Member of the Cook Islands Parliament for Avatiu–Ruatonga–Palmerston
- In office 17 November 2010 – 9 July 2014
- Preceded by: Albert (Peto) Nicholas
- Succeeded by: Albert Nicholas

Personal details
- Party: Cook Islands Party

= John Henry (Cook Islands politician) =

Cook Islands politician (born c.1959)

John Mokoenga Tikaka Henry (born c. 1959) is a Cook Islands politician and member of the Cook Islands Parliament. He is a member of the Cook Islands Party.

Henry is a nephew of former Prime Minister of the Cook Islands Sir Geoffrey Henry. He has previously worked as a civil servant in the Ministry of Internal Affairs. He was elected at the 2010 election as MP for Avatiu–Ruatonga–Palmerston.

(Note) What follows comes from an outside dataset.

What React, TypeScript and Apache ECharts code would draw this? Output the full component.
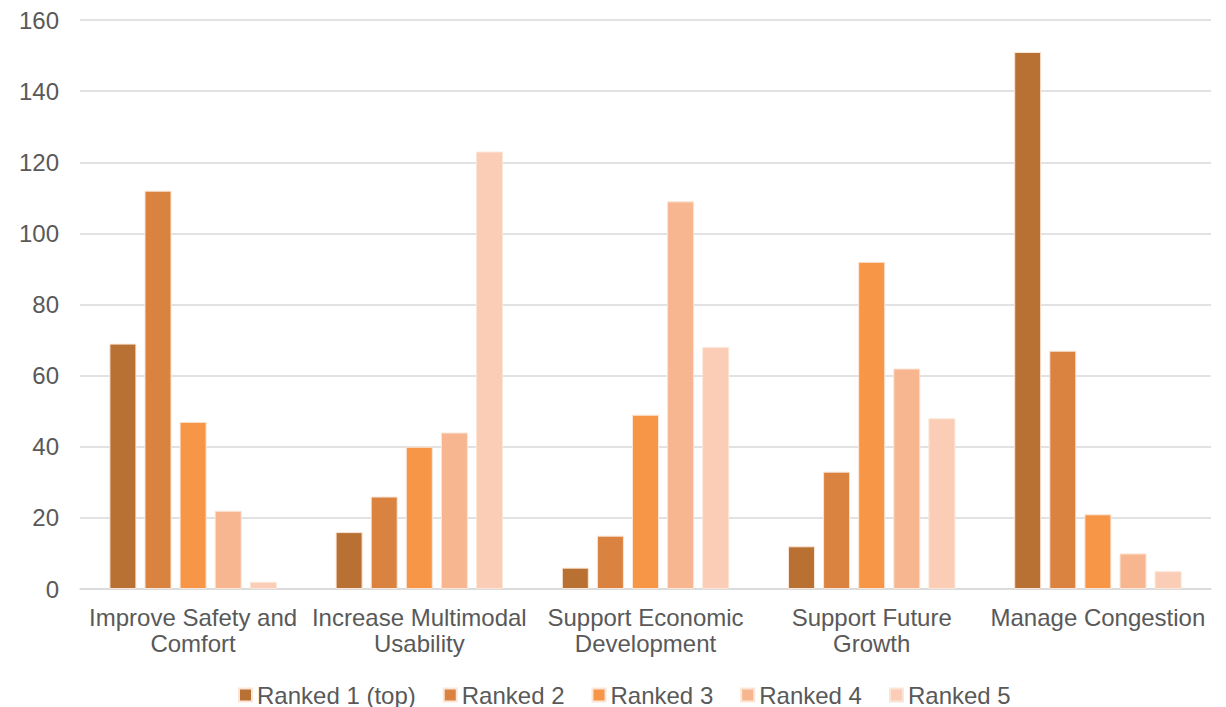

In February 2011 he was elected as Deputy Speaker of the Cook Islands Parliament. In May 2011 he was made associate minister of finance and internal affairs.

Henry lost his seat at the 2014 election, losing to Albert Nicholas. When Nicholas was forced to resign from Parliament after being expelled from the Democratic Party, Henry contested the 2017 Avatiu–Ruatonga–Palmerston by-election as an independent but was unsuccessful.